I became very rebellious in my high school years. That was in the 70's, where life was a big party and when could we ditch school? This is when I blossomed and started to trust my gift and could decipher what was real or just an illusion. It is a balance and a juggling act of emotions and confusion would happen in times of uncertainty. I am sure you have heard of listen to that gut feeling, stay out of your head with overthinking, this is good advice. I would give my friends readings and they truly saw and believed in my gift. I was asked how could I see and feel this information/advice.

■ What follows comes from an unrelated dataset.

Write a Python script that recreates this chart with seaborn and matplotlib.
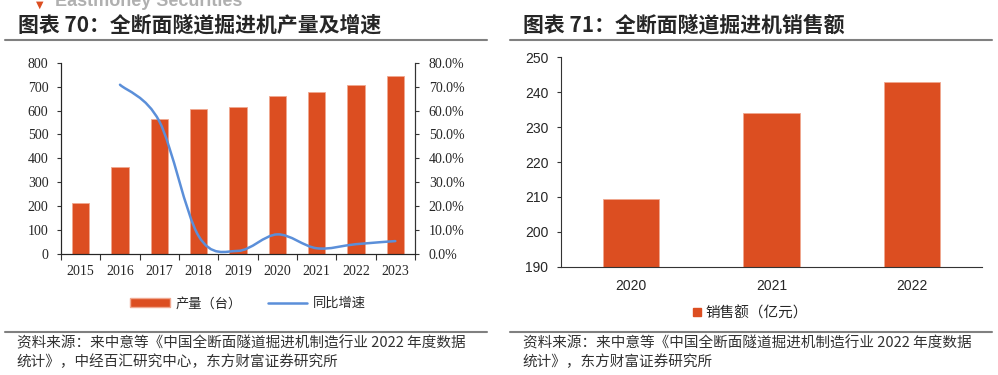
import numpy as np
import pandas as pd
import seaborn as sns
import matplotlib.pyplot as plt
from matplotlib.path import Path
from matplotlib.patches import PathPatch, Patch
from matplotlib.lines import Line2D
from matplotlib.ticker import FuncFormatter

# Data
years_prod = ['2015', '2016', '2017', '2018', '2019', '2020', '2021', '2022', '2023']
production = [212, 362, 563, 605, 613, 662, 678, 705, 743]
growth = [70.8, 55.5, 7.5, 1.3, 8.2, 2.4, 4.1, 5.4]  # % yoy, from 2016
years_sales = ['2020', '2021', '2022']
sales = [209.5, 234.0, 243.0]

BAR = '#DC4E21'
LINE = '#5B8FD9'
CJK = ['Noto Sans CJK SC', 'DejaVu Sans']
SERIF = 'Liberation Serif'
SANS = 'Liberation Sans'

sns.set_style('white')
plt.rcParams['font.family'] = CJK

fig = plt.figure(figsize=(9.98, 3.75), dpi=100)

# Left panel: production + yoy growth
ax1 = fig.add_axes([0.0611, 0.3227, 0.3547, 0.510])
df1 = pd.DataFrame({'year': years_prod, 'prod': production})
sns.barplot(data=df1, x='year', y='prod', color=BAR, width=0.44, saturation=1,
            edgecolor='#F0A890', linewidth=0.6, ax=ax1)
ax1.set_xlim(-0.5, len(years_prod) - 0.5)
ax1.set_ylim(0, 800)
ax1.set_yticks(range(0, 801, 100))
ax1.set_xlabel('')
ax1.set_ylabel('')
ax1.tick_params(axis='y', direction='out', length=3, width=0.8, color='#333333',
                labelsize=10, pad=6, left=True)
ax1.tick_params(axis='x', which='major', length=0, labelsize=10, pad=8)
ax1.set_xticks(np.arange(-0.5, len(years_prod)), minor=True)
ax1.tick_params(axis='x', which='minor', direction='out', length=4, width=0.8,
                color='#333333', bottom=True)
for lab in ax1.get_xticklabels() + ax1.get_yticklabels():
    lab.set_family(SERIF)
for s in ['left', 'bottom', 'right']:
    ax1.spines[s].set_color('#333333')
    ax1.spines[s].set_linewidth(0.8)
ax1.spines['top'].set_visible(False)

ax2 = ax1.twinx()
ax2.set_ylim(0, 80)
ax2.set_yticks(range(0, 81, 10))
ax2.yaxis.set_major_formatter(FuncFormatter(lambda v, p: f'{v:.1f}%'))
ax2.tick_params(axis='y', direction='out', length=3, width=0.8, color='#333333',
                labelsize=10, pad=7, right=True)
for lab in ax2.get_yticklabels():
    lab.set_family(SERIF)
ax2.spines['top'].set_visible(False)
ax2.spines['right'].set_color('#333333')
ax2.spines['right'].set_linewidth(0.8)

# smoothed growth line (bezier through the data points)
xs = np.arange(len(years_prod))[1:].astype(float)
ys = np.array(growth, dtype=float)
pts = np.column_stack([xs, ys])
verts = [pts[0]]
codes = [Path.MOVETO]
n = len(pts)
for i in range(n - 1):
    p0 = pts[i - 1] if i > 0 else pts[i]
    p1 = pts[i]
    p2 = pts[i + 1]
    p3 = pts[i + 2] if i + 2 < n else pts[i + 1]
    c1 = p1 + (p2 - p0) / 6
    c2 = p2 - (p3 - p1) / 6
    verts += [c1, c2, p2]
    codes += [Path.CURVE4] * 3
ax2.add_patch(PathPatch(Path(verts, codes), facecolor='none', edgecolor=LINE,
                        linewidth=1.8, capstyle='round'))

fig.legend(handles=[Patch(facecolor=BAR, edgecolor='#F0A890', label='产量（台）'),
                    Line2D([], [], color=LINE, lw=1.8, label='同比增速')],
           loc='center', bbox_to_anchor=(0.2485, 0.19), ncol=2, frameon=False,
           fontsize=9.5, handlelength=3.0, handleheight=0.6, columnspacing=2.0,
           handletextpad=0.4)

# Right panel: sales
ax3 = fig.add_axes([0.5621, 0.2888, 0.4218, 0.5584])
df2 = pd.DataFrame({'year': years_sales, 'sales': sales})
sns.barplot(data=df2, x='year', y='sales', color=BAR, width=0.4, saturation=1,
            edgecolor='#F0A890', linewidth=0.6, ax=ax3)
ax3.set_xlim(-0.5, len(years_sales) - 0.5)
ax3.set_ylim(190, 250)
ax3.set_yticks(range(190, 251, 10))
ax3.set_xlabel('')
ax3.set_ylabel('')
ax3.tick_params(axis='y', direction='out', length=3, width=0.8, color='#333333',
                labelsize=10, pad=6, left=True)
ax3.tick_params(axis='x', length=0, labelsize=10, pad=9)
for lab in ax3.get_xticklabels() + ax3.get_yticklabels():
    lab.set_family(SANS)
for s in ['left', 'bottom']:
    ax3.spines[s].set_color('#333333')
    ax3.spines[s].set_linewidth(0.8)
ax3.spines['top'].set_visible(False)
ax3.spines['right'].set_visible(False)

fig.legend(handles=[Line2D([], [], marker='s', linestyle='None', markersize=5.5,
                           markerfacecolor=BAR, markeredgecolor=BAR, label='销售额（亿元）')],
           loc='center', bbox_to_anchor=(0.752, 0.165), frameon=False, fontsize=10.5,
           handlelength=0.5, handletextpad=0.35)

# Titles, rules and sources
fig.text(0.018, 0.932, '图表 70：全断面隧道掘进机产量及增速', fontsize=15,
         fontweight='bold', va='center', ha='left', family=CJK)
fig.text(0.524, 0.932, '图表 71：全断面隧道掘进机销售额', fontsize=15,
         fontweight='bold', va='center', ha='left', family=CJK)
fig.text(0.055, 0.985, 'Eastmoney Securities', fontsize=13, fontweight='bold',
         color='#B0B0B0', va='baseline', ha='left', family=SANS)
fig.text(0.040, 0.988, '▼', fontsize=7, color=BAR, va='center', ha='center',
         family=['DejaVu Sans'])

for x0, x1 in [(0.005, 0.488), (0.511, 0.994)]:
    fig.add_artist(Line2D([x0, x1], [1 - 40 / 375, 1 - 40 / 375], color='#808080', lw=1.5))
    fig.add_artist(Line2D([x0, x1], [1 - 332 / 375, 1 - 332 / 375], color='#808080', lw=1.5))

src = dict(fontsize=10.5, color='#333333', va='center', ha='left', family=CJK)
fig.text(0.017, 1 - 343 / 375, '资料来源：来中意等《中国全断面隧道掘进机制造行业 2022 年度数据', **src)
fig.text(0.017, 1 - 362 / 375, '统计》，中经百汇研究中心，东方财富证券研究所', **src)
fig.text(0.524, 1 - 343 / 375, '资料来源：来中意等《中国全断面隧道掘进机制造行业 2022 年度数据', **src)
fig.text(0.524, 1 - 362 / 375, '统计》，东方财富证券研究所', **src)

fig.savefig('out.png', dpi=100)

I explained to them, it is as if you have a camera all set up in your minds eye/brain and images that resemble a photo passes through the eye. Words would come through sporadically only confirming the information that would be brought through with the images that I was seeing. I too had premonitions personally for me, saw bits and pieces of my future, some that made happy came true, but there was also painful hurts and abuse that I saw that came true. :-( .
Divine stepped in and my angels and guides, past life's energies with awareness born through experience made me realize I was not alone.
I have survived cancer twice, I healed myself, lost 2 children, and was homeless. I am a ME TOO on abuse and here to help woman to connect with divine feminine in order to empower and heal. Men too have been abused, and here to help.
I love what I do and hoping to meet many wonderful souls who are open and willing to make that change to enrich and beautify ones life. I am so excited to be here to speak with amazing individuals that I will attract to form a bond that helps the whole of consciousness. Time to heal.